= WHAT YOU HAVE TO DO =
Copy out each line of the data that holds the word "React".

:::

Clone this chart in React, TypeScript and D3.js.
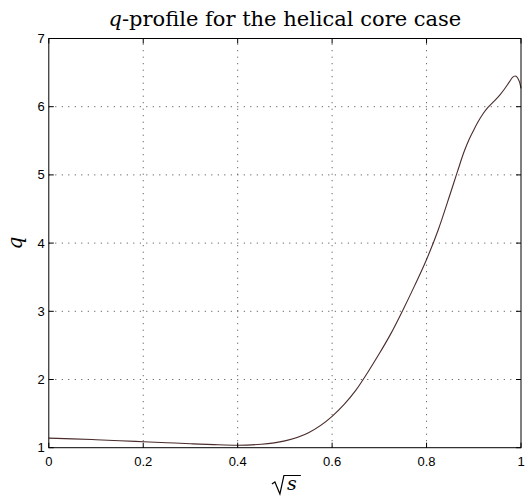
import React from "react";
import * as d3 from "d3";

// sqrt(s) positions and the safety factor q sampled along the profile
const sqrtS = [0, 0.05, 0.1, 0.15, 0.2, 0.25, 0.3, 0.35, 0.4, 0.45, 0.5, 0.55, 0.6, 0.625, 0.65, 0.675, 0.7, 0.725, 0.75, 0.775, 0.8, 0.825, 0.85, 0.865, 0.88, 0.89, 0.9, 0.91, 0.92, 0.93, 0.94, 0.955, 0.965, 0.975, 0.982, 0.988, 0.993, 0.997, 1.0];
const qValues = [1.14, 1.13, 1.117, 1.103, 1.088, 1.073, 1.058, 1.045, 1.037, 1.05, 1.1, 1.22, 1.46, 1.63, 1.84, 2.1, 2.38, 2.68, 3.02, 3.38, 3.76, 4.2, 4.72, 5.04, 5.35, 5.52, 5.66, 5.79, 5.9, 5.99, 6.06, 6.17, 6.26, 6.36, 6.43, 6.45, 6.42, 6.36, 6.27];

const xTicks = [0, 0.2, 0.4, 0.6, 0.8, 1];
const xTickLabels = ["0", "0.2", "0.4", "0.6", "0.8", "1"];
const yTicks = [1, 2, 3, 4, 5, 6, 7];
const yTickLabels = ["1", "2", "3", "4", "5", "6", "7"];

const W = 525;
const H = 496;
const left = 48.8;
const right = 521;
const top = 38.5;
const bottom = 447.7;

export default function App() {
  const x = d3.scaleLinear().domain([0, 1]).range([left, right]);
  const y = d3.scaleLinear().domain([1, 7]).range([bottom, top]);
  const pts: [number, number][] = sqrtS.map((s, i) => [s, qValues[i]]);
  const line = d3
    .line<[number, number]>()
    .x((d) => x(d[0]))
    .y((d) => y(d[1]))
    .curve(d3.curveMonotoneX);

  const tickLen = 5;
  const tickFont = "Liberation Sans, Arial, sans-serif";
  const serif = "DejaVu Serif, serif";
  const cx = (left + right) / 2;

  return (
    <svg
      width={W}
      height={H}
      viewBox={`0 0 ${W} ${H}`}
      style={{ position: "absolute", left: 0, top: 0, background: "#fff" }}
    >
      <rect x={0} y={0} width={W} height={H} fill="#fff" />
      {/* dotted grid */}
      <g stroke="#444" strokeWidth={1} strokeDasharray="1,5.5">
        {xTicks.slice(1, -1).map((t) => (
          <line key={`gx${t}`} x1={x(t)} x2={x(t)} y1={bottom} y2={top} />
        ))}
        {yTicks.slice(1, -1).map((t) => (
          <line key={`gy${t}`} x1={left} x2={right} y1={y(t)} y2={y(t)} />
        ))}
      </g>
      {/* profile curve */}
      <path d={line(pts) ?? ""} fill="none" stroke="#4a2c2c" strokeWidth={1.1} />
      {/* axes box */}
      <rect x={left} y={top} width={right - left} height={bottom - top} fill="none" stroke="#000" strokeWidth={1} />
      {/* inward ticks on all sides */}
      <g stroke="#000" strokeWidth={1}>
        {xTicks.map((t) => (
          <g key={`tx${t}`}>
            <line x1={x(t)} x2={x(t)} y1={bottom} y2={bottom - tickLen} />
            <line x1={x(t)} x2={x(t)} y1={top} y2={top + tickLen} />
          </g>
        ))}
        {yTicks.map((t) => (
          <g key={`ty${t}`}>
            <line x1={left} x2={left + tickLen} y1={y(t)} y2={y(t)} />
            <line x1={right} x2={right - tickLen} y1={y(t)} y2={y(t)} />
          </g>
        ))}
      </g>
      {/* tick labels */}
      <g fontFamily={tickFont} fontSize={13} fill="#000">
        {xTicks.map((t, i) => (
          <text key={`lx${t}`} x={x(t)} y={466} textAnchor="middle">
            {xTickLabels[i]}
          </text>
        ))}
        {yTicks.map((t, i) => (
          <text key={`ly${t}`} x={left - 4} y={y(t) + 4.5} textAnchor="end">
            {yTickLabels[i]}
          </text>
        ))}
      </g>
      {/* title */}
      <text x={cx} y={26} textAnchor="middle" fontFamily={serif} fontSize={21} fill="#000">
        <tspan fontStyle="italic">q</tspan>-profile for the helical core case
      </text>
      {/* x label: sqrt(s) */}
      <g fontFamily={serif} fill="#000">
        <text x={cx + 7} y={490} textAnchor="middle" fontSize={19} fontStyle="italic">
          s
        </text>
        <path
          d={`M ${cx - 13} 484 L ${cx - 10} 482 L ${cx - 5} 494 L ${cx - 1} 475.5 L ${cx + 16} 475.5`}
          fill="none"
          stroke="#000"
          strokeWidth={1.2}
        />
      </g>
      {/* y label */}
      <text
        x={0}
        y={0}
        transform={`translate(22, ${(top + bottom) / 2}) rotate(-90)`}
        textAnchor="middle"
        fontFamily={serif}
        fontSize={20}
        fontStyle="italic"
        fill="#000"
      >
        q
      </text>
    </svg>
  );
}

:::

= FINISHED TASK =
Clone this chart in React, TypeScript and D3.js.
import React from "react";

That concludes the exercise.